== Material provided ==

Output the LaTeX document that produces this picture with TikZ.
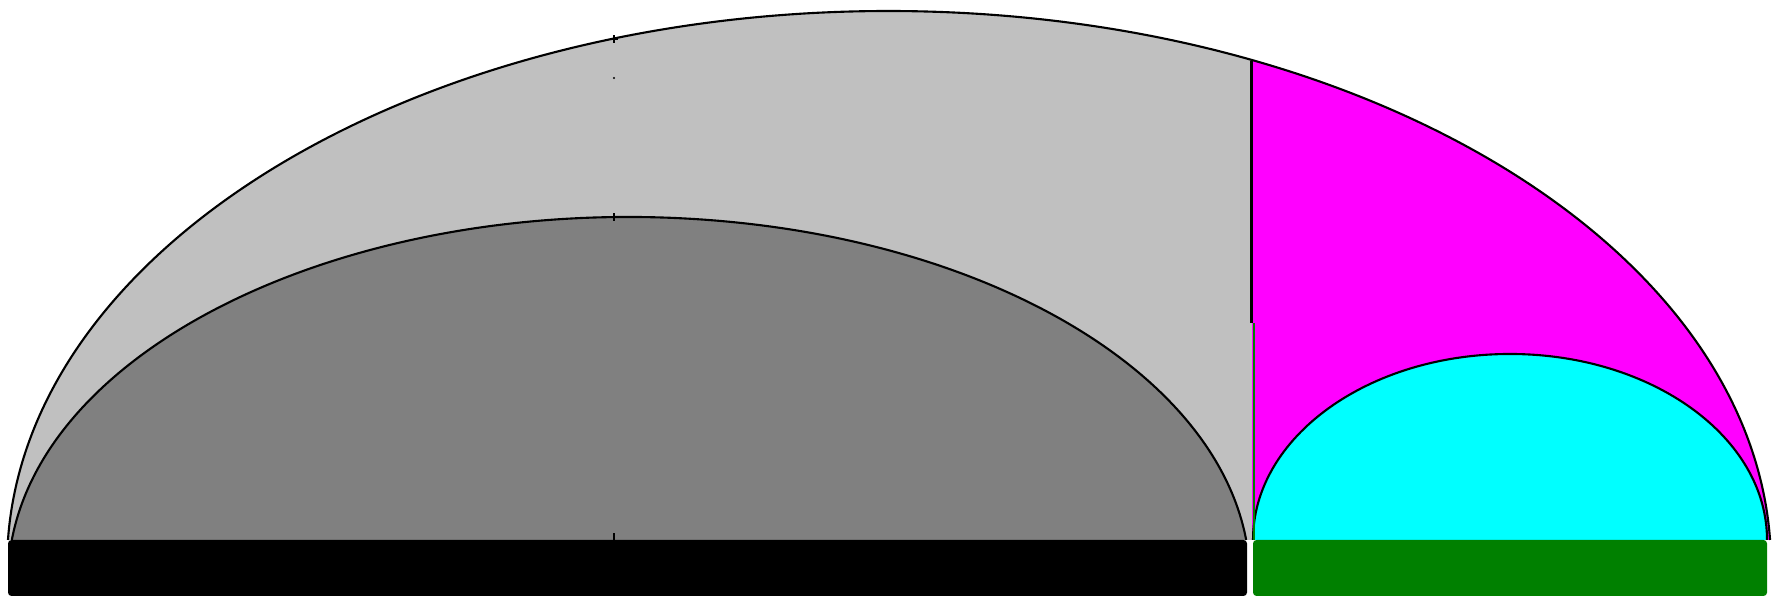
\documentclass[tikz,border=0pt]{standalone}
\usepackage{tikz}
\usepackage{xcolor}
\definecolor{LightGrey}{RGB}{192,192,192}
\definecolor{DarkGrey}{RGB}{128,128,128}
\definecolor{Magenta}{RGB}{255,0,255}
\definecolor{Cyan}{RGB}{0,255,255}
\definecolor{DarkGreen}{RGB}{0,128,0}

\begin{document}
\begin{tikzpicture}[
    outline/.style={draw=black, line width=0.6pt},
    tick/.style={black, line width=0.8pt}
  ]
    \useasboundingbox (0,0) rectangle (17.73,5.96);

    % Centres of the curves
    \coordinate (bigC) at (8.89,0.31);
    \coordinate (innerC) at (6.29,0.16);
    \coordinate (smallC) at (15.10,0.56);

    % Outer curve
    \fill[LightGrey] (bigC) ++(177.41:8.82 and 5.54)
      arc[start angle=177.41, end angle=2.59, x radius=8.82, y radius=5.54] -- cycle;
    \begin{scope}
      \clip (12.52,0.56) rectangle (17.73,5.96);
      \fill[Magenta] (bigC) ++(177.41:8.82 and 5.54)
        arc[start angle=177.41, end angle=2.59, x radius=8.82, y radius=5.54] -- cycle;
    \end{scope}
    \draw[outline] (bigC) ++(177.41:8.82 and 5.54)
      arc[start angle=177.41, end angle=2.59, x radius=8.82, y radius=5.54];

    % Inner curve
    \fill[DarkGrey] (innerC) ++(173.67:6.21 and 3.63)
      arc[start angle=173.67, end angle=6.33, x radius=6.21, y radius=3.63] -- cycle;
    \draw[outline] (innerC) ++(173.67:6.21 and 3.63)
      arc[start angle=173.67, end angle=6.33, x radius=6.21, y radius=3.63];

    % Small curve
    \fill[Cyan] (smallC) ++(180:2.57 and 1.86)
      arc[start angle=180, end angle=0, x radius=2.57, y radius=1.86] -- cycle;
    \draw[outline] (smallC) ++(180:2.57 and 1.86)
      arc[start angle=180, end angle=0, x radius=2.57, y radius=1.86];

    % Divider
    \coordinate (dtop) at (12.515,5.35);
    \coordinate (dmid) at (12.515,2.73);
    \coordinate (dbot) at (12.54,0.56);
    \draw[outline] (dtop) -- (dmid);
    \draw[DarkGreen, line width=0.6pt] (dmid -| dbot) -- (dbot);

    % Bars
    \fill[black, rounded corners=1pt] (0.08,0) rectangle (12.47,0.56);
    \fill[DarkGreen, rounded corners=1pt] (12.53,0) rectangle (17.67,0.56);

    % Marks
    \draw[tick] (6.14,0.56) -- (6.14,0.63);
    \draw[tick] (6.14,3.75) -- (6.14,3.83);
    \draw[tick] (6.10,5.57) -- (6.18,5.57);
    \draw[tick] (6.14,5.53) -- (6.14,5.61);
    \fill (6.14,5.18) circle[radius=0.012];
  \end{tikzpicture}
\end{document}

===

> _Request_: Exactly restate the lines from the beginning of the data through the line with "(0,0) rectangle (17.73,5.96);", and no others, keeping pictures out.

> _The response_:
Output the LaTeX document that produces this picture with TikZ.
\documentclass[tikz,border=0pt]{standalone}
\usepackage{tikz}
\usepackage{xcolor}
\definecolor{LightGrey}{RGB}{192,192,192}
\definecolor{DarkGrey}{RGB}{128,128,128}
\definecolor{Magenta}{RGB}{255,0,255}
\definecolor{Cyan}{RGB}{0,255,255}
\definecolor{DarkGreen}{RGB}{0,128,0}

\begin{document}
\begin{tikzpicture}[
    outline/.style={draw=black, line width=0.6pt},
    tick/.style={black, line width=0.8pt}
  ]
    \useasboundingbox (0,0) rectangle (17.73,5.96);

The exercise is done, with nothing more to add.